How many of the lines below contain "this"? Answer with that number alone.
[BEGIN INFORMATION GIVEN]
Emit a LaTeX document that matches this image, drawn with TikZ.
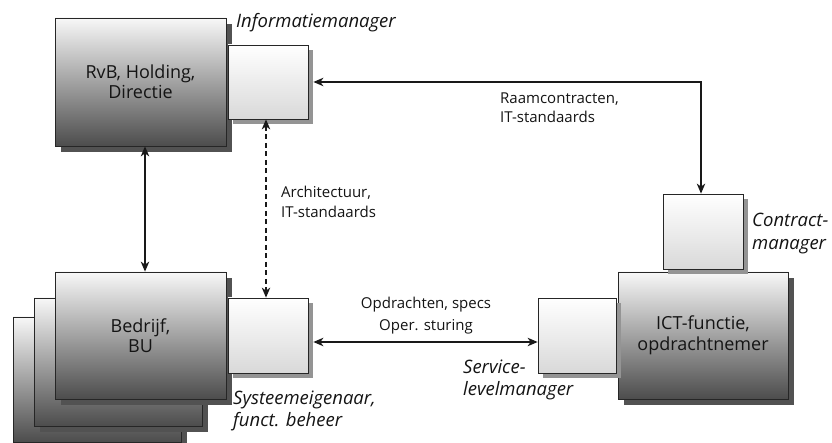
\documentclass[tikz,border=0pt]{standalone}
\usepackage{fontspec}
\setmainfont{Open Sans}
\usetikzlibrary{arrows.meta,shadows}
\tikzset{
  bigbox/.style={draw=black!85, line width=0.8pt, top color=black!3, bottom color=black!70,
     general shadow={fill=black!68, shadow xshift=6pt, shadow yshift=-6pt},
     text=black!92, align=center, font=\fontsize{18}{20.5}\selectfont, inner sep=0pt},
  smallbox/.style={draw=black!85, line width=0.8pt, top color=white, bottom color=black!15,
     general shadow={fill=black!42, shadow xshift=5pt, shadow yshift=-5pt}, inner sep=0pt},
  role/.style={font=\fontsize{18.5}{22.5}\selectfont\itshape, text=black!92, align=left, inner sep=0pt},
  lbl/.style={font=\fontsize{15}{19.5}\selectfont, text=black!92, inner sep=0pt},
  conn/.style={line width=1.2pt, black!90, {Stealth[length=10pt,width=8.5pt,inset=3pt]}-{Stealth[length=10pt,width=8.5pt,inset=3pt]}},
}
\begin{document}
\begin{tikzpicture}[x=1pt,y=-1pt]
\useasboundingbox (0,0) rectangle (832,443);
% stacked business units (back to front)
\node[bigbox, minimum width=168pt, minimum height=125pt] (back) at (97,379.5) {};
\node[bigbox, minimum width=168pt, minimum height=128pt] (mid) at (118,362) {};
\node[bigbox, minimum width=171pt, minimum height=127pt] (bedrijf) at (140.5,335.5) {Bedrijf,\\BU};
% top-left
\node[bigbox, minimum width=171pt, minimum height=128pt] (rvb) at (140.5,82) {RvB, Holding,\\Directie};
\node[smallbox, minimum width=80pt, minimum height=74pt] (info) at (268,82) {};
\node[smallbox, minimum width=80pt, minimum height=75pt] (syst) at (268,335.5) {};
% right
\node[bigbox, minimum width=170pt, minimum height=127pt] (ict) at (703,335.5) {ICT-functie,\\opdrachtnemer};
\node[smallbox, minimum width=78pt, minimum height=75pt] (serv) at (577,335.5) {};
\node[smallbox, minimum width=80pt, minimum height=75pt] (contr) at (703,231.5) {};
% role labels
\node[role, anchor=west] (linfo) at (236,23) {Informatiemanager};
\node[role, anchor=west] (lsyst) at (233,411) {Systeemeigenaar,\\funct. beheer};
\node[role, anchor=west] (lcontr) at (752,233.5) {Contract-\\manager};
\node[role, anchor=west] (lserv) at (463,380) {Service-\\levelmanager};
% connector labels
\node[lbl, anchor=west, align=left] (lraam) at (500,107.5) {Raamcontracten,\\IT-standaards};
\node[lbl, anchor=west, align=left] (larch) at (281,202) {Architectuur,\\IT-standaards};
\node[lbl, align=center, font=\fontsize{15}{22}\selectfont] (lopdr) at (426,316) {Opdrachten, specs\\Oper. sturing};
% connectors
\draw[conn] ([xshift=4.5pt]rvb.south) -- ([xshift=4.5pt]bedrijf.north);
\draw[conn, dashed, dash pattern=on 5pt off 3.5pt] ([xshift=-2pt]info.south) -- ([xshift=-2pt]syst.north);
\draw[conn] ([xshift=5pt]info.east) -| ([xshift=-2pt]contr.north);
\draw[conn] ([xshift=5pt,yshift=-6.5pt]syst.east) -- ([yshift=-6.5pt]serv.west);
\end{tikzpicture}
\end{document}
[END INFORMATION GIVEN]
[BEGIN INFORMATION GIVEN]
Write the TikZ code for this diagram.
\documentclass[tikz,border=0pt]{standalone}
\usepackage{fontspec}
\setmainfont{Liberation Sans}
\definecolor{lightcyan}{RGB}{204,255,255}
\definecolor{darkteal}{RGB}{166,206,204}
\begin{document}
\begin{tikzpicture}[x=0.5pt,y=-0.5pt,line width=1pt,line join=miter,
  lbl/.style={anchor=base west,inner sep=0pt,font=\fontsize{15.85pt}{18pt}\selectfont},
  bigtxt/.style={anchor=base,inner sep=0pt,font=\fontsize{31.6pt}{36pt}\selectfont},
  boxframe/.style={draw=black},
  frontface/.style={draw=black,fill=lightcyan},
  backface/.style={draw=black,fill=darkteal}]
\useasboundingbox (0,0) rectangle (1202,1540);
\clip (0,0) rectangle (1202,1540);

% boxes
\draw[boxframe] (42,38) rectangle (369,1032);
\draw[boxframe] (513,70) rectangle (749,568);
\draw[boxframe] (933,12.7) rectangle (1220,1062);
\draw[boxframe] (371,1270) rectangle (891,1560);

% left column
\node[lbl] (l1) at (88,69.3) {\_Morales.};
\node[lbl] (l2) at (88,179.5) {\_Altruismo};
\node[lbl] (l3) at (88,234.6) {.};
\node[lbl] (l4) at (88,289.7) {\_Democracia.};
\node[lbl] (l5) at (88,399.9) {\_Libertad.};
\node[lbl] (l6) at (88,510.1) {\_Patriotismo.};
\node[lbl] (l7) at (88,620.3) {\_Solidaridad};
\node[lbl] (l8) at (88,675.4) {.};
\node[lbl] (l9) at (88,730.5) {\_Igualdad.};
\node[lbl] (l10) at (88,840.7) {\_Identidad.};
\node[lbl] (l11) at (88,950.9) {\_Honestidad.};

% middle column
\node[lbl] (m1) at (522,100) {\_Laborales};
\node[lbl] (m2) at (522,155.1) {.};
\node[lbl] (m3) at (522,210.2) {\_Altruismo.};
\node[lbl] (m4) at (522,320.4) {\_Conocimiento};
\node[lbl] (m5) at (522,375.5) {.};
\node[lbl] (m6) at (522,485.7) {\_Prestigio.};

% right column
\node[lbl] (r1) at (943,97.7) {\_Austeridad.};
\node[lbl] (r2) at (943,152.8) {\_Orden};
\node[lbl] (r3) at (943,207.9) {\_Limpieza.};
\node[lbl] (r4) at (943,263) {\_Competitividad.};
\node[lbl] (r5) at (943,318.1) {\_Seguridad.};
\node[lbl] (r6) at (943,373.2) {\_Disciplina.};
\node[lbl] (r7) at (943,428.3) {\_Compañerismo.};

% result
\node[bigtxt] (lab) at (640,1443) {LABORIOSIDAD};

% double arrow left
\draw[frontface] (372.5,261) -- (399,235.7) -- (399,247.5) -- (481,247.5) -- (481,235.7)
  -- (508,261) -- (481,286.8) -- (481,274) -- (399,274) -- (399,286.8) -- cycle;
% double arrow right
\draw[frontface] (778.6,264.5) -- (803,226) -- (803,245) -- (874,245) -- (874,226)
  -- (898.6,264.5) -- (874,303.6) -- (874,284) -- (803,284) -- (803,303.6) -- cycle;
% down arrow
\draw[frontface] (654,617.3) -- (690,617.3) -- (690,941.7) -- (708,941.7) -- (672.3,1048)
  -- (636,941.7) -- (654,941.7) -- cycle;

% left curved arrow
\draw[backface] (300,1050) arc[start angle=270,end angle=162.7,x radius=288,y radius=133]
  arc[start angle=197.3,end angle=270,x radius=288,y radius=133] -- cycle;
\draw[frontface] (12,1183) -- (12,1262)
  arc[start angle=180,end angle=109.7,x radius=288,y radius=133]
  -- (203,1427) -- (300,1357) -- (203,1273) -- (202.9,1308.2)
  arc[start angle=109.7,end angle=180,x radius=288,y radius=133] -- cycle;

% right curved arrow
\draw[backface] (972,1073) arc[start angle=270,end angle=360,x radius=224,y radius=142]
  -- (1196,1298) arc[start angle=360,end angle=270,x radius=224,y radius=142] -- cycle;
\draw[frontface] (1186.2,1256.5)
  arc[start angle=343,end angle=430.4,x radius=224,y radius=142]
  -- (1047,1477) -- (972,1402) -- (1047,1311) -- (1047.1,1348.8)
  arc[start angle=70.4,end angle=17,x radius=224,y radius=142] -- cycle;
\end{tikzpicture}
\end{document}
[END INFORMATION GIVEN]
**WORKED ANSWER:**
2